## BEGIN Data supplied
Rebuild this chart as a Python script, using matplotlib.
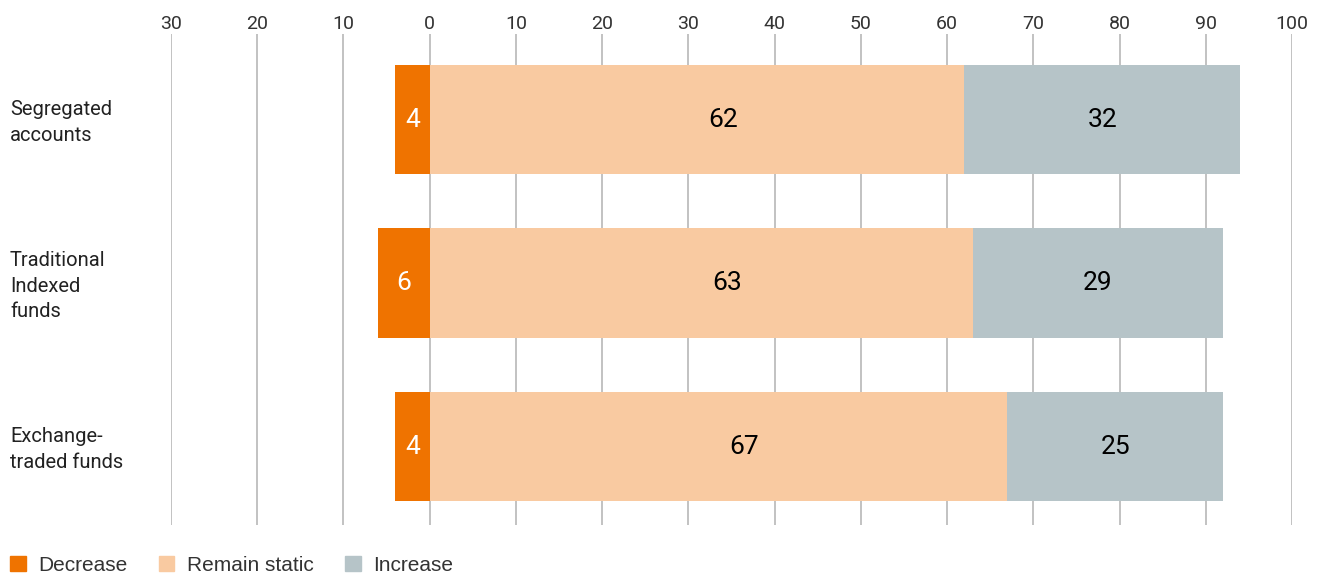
import numpy as np
import matplotlib.pyplot as plt
from matplotlib.patches import Patch

categories = ['Segregated\naccounts', 'Traditional\nIndexed\nfunds', 'Exchange-\ntraded funds']
decrease = [4, 6, 4]
remain = [62, 63, 67]
increase = [32, 29, 25]
ticks = [-30, -20, -10, 0, 10, 20, 30, 40, 50, 60, 70, 80, 90, 100]

C_DEC = '#ef7300'
C_REM = '#f9caa1'
C_INC = '#b6c4c8'
NARROW = ['Roboto', 'DejaVu Sans']
plt.rcParams['font.family'] = ['Liberation Sans', 'DejaVu Sans']

fig = plt.figure(figsize=(13.25, 5.77), dpi=100)
ax = fig.add_axes([171/1325, 1-525/577, (1292-171)/1325, (525-34)/577])

y = np.arange(len(categories))
dec = np.array(decrease); rem = np.array(remain); inc = np.array(increase)
h = 0.667
ax.barh(y, -dec, height=h, color=C_DEC, zorder=2)
ax.barh(y, rem, height=h, color=C_REM, zorder=2)
ax.barh(y, inc, left=rem, height=h, color=C_INC, zorder=2)

# value labels
for i in range(len(y)):
    ax.text(-dec[i]/2, y[i], str(dec[i]), color='white', ha='center', va='center', fontsize=19, family=NARROW)
    ax.text(rem[i]/2 + 3, y[i], str(rem[i]), color='black', ha='center', va='center', fontsize=19, family=NARROW)
    ax.text(rem[i] + inc[i]/2, y[i], str(inc[i]), color='black', ha='center', va='center', fontsize=19, family=NARROW)

# category labels at the far left
for i, lab in enumerate(categories):
    ax.annotate(lab, xy=(0, y[i]), xycoords=('figure fraction', 'data'), xytext=(10, -3), textcoords='offset pixels',
                ha='left', va='center', fontsize=14.5, linespacing=1.45, color='#222222', family=NARROW)

ax.set_xlim(-30, 100)
ax.set_ylim(2.48, -0.523)
ax.set_xticks(ticks)
ax.set_xticklabels([str(abs(t)) for t in ticks], family=NARROW, fontsize=14, color='#333333')
ax.xaxis.tick_top()
ax.tick_params(axis='x', length=0, pad=1)
ax.set_yticks([])
for s in ax.spines.values():
    s.set_visible(False)
for t in ticks:
    ax.axvline(t, color='#bdbdbd', lw=1.3, zorder=1)

handles = [Patch(color=C_DEC, label='Decrease'), Patch(color=C_REM, label='Remain static'), Patch(color=C_INC, label='Increase')]
fig.legend(handles=handles, loc='lower left', bbox_to_anchor=(0.003, -0.007), ncol=3, frameon=False,
           borderaxespad=0, borderpad=0.3, fontsize=15, handlelength=0.75, handleheight=0.75,
           handletextpad=0.6, columnspacing=1.5, labelcolor='#333333')

fig.savefig('out.png', dpi=100)
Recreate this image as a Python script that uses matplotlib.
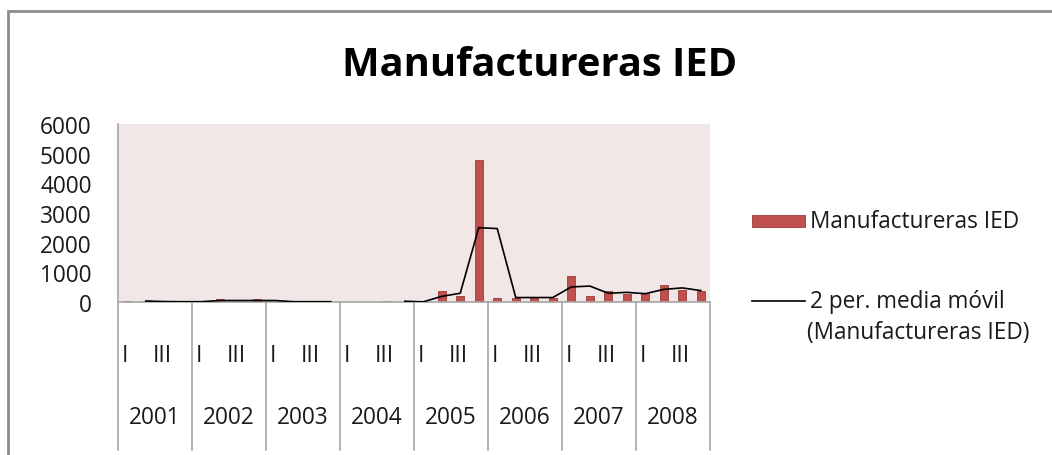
import numpy as np
import pandas as pd
import matplotlib
matplotlib.use("Agg")
import matplotlib.pyplot as plt
from matplotlib.patches import Rectangle
from matplotlib.lines import Line2D

plt.rcParams['font.family'] = ['Open Sans', 'DejaVu Sans']

# quarterly values, 2001 Q1 .. 2008 Q4 (NaN = no data)
years = ['2001', '2002', '2003', '2004', '2005', '2006', '2007', '2008']
quarter_labels = ['I', '', 'III', '']
ied = [50, 20, 10, 10,
       10, 90, 10, 90,
       10, 10, 10, 10,
       np.nan, np.nan, 40, 10,
       0, 380, 210, 4800,
       150, 150, 150, 150,
       865, 210, 380, 270,
       290, 560, 390, 380]

series = pd.Series(ied, dtype=float)
media_movil = series.rolling(2).mean()   # 2 period moving average
x = np.arange(len(series))

W, H = 1052, 456
fs = 16.3
fig = plt.figure(figsize=(W / 100, H / 100), dpi=100)
ax = fig.add_axes([118 / W, 1 - 303 / H, (710 - 118) / W, (303 - 125) / H])
ax.set_facecolor('#F2E7E7')

txt = '#1a1a1a'
grid_c = '#A6A6A6'

ax.bar(x, series.fillna(0), width=0.45, color='#C0504D', edgecolor='#9A3B39', linewidth=0.6, zorder=2)
ax.plot(x, media_movil, color='black', linewidth=1.2, zorder=3)

ax.set_xlim(-0.5, len(series) - 0.5)
ax.set_ylim(0, 6000)
ax.set_yticks(range(0, 6001, 1000))
ax.tick_params(axis='y', length=0, pad=19, labelsize=fs, labelcolor=txt)
ax.set_xticks([])
for s in ['top', 'right']:
    ax.spines[s].set_visible(False)
ax.spines['left'].set_color(grid_c)
ax.spines['bottom'].set_color(grid_c)
ax.spines['left'].set_linewidth(1.2)
ax.spines['bottom'].set_linewidth(1.2)

# category table below the axis
trans = ax.get_xaxis_transform()
for i in range(len(years) + 1):
    bx = i * 4 - 0.5
    ax.plot([bx, bx], [0, -0.83], transform=trans, color=grid_c, linewidth=1.2, clip_on=False)
for i, yr in enumerate(years):
    ax.text(i * 4 + 1.5, -0.645, yr, transform=trans, ha='center', va='center',
            fontsize=fs, color=txt)
    for q, ql in enumerate(quarter_labels):
        if ql:
            ax.text(i * 4 + q - 0.1, -0.3, ql, transform=trans, ha='center', va='center',
                    fontsize=fs, color=txt)

fig.text(540 / W, 1 - 65 / H, 'Manufactureras IED', ha='center', va='center',
         fontsize=28.7, fontweight='bold', color='black')

# legend
fig.add_artist(Rectangle((752 / W, 1 - 228 / H), 53 / W, 12 / H, transform=fig.transFigure,
                         facecolor='#C0504D', edgecolor='#9A3B39', linewidth=0.6))
fig.text(810 / W, 1 - 222 / H, 'Manufactureras IED', ha='left', va='center', fontsize=fs, color=txt)
fig.add_artist(Line2D([752 / W, 805 / W], [1 - 302 / H, 1 - 302 / H], transform=fig.transFigure,
                      color='black', linewidth=1.2))
fig.text(810 / W, 1 - 302 / H, '2 per. media móvil', ha='left', va='center', fontsize=fs, color=txt)
fig.text(807 / W, 1 - 333 / H, '(Manufactureras IED)', ha='left', va='center', fontsize=fs, color=txt)

# chart border
fig.add_artist(Rectangle((8 / W, -0.1), 1.2, 1 - 12 / H + 0.1, transform=fig.transFigure,
                         facecolor='none', edgecolor='#8C8C8C', linewidth=2))

fig.savefig('out.png', dpi=100)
## END Data supplied
● **Instructions for the task**: Return only the lines running from the top of the data to the line that holds "ax.axvline(t, color='#bdbdbd', lw=1.3, zorder=1)". Include both of those lines, but skip the pictures.

● **Exercise result**:
Rebuild this chart as a Python script, using matplotlib.
import numpy as np
import matplotlib.pyplot as plt
from matplotlib.patches import Patch

categories = ['Segregated\naccounts', 'Traditional\nIndexed\nfunds', 'Exchange-\ntraded funds']
decrease = [4, 6, 4]
remain = [62, 63, 67]
increase = [32, 29, 25]
ticks = [-30, -20, -10, 0, 10, 20, 30, 40, 50, 60, 70, 80, 90, 100]

C_DEC = '#ef7300'
C_REM = '#f9caa1'
C_INC = '#b6c4c8'
NARROW = ['Roboto', 'DejaVu Sans']
plt.rcParams['font.family'] = ['Liberation Sans', 'DejaVu Sans']

fig = plt.figure(figsize=(13.25, 5.77), dpi=100)
ax = fig.add_axes([171/1325, 1-525/577, (1292-171)/1325, (525-34)/577])

y = np.arange(len(categories))
dec = np.array(decrease); rem = np.array(remain); inc = np.array(increase)
h = 0.667
ax.barh(y, -dec, height=h, color=C_DEC, zorder=2)
ax.barh(y, rem, height=h, color=C_REM, zorder=2)
ax.barh(y, inc, left=rem, height=h, color=C_INC, zorder=2)

# value labels
for i in range(len(y)):
    ax.text(-dec[i]/2, y[i], str(dec[i]), color='white', ha='center', va='center', fontsize=19, family=NARROW)
    ax.text(rem[i]/2 + 3, y[i], str(rem[i]), color='black', ha='center', va='center', fontsize=19, family=NARROW)
    ax.text(rem[i] + inc[i]/2, y[i], str(inc[i]), color='black', ha='center', va='center', fontsize=19, family=NARROW)

# category labels at the far left
for i, lab in enumerate(categories):
    ax.annotate(lab, xy=(0, y[i]), xycoords=('figure fraction', 'data'), xytext=(10, -3), textcoords='offset pixels',
                ha='left', va='center', fontsize=14.5, linespacing=1.45, color='#222222', family=NARROW)

ax.set_xlim(-30, 100)
ax.set_ylim(2.48, -0.523)
ax.set_xticks(ticks)
ax.set_xticklabels([str(abs(t)) for t in ticks], family=NARROW, fontsize=14, color='#333333')
ax.xaxis.tick_top()
ax.tick_params(axis='x', length=0, pad=1)
ax.set_yticks([])
for s in ax.spines.values():
    s.set_visible(False)
for t in ticks:
    ax.axvline(t, color='#bdbdbd', lw=1.3, zorder=1)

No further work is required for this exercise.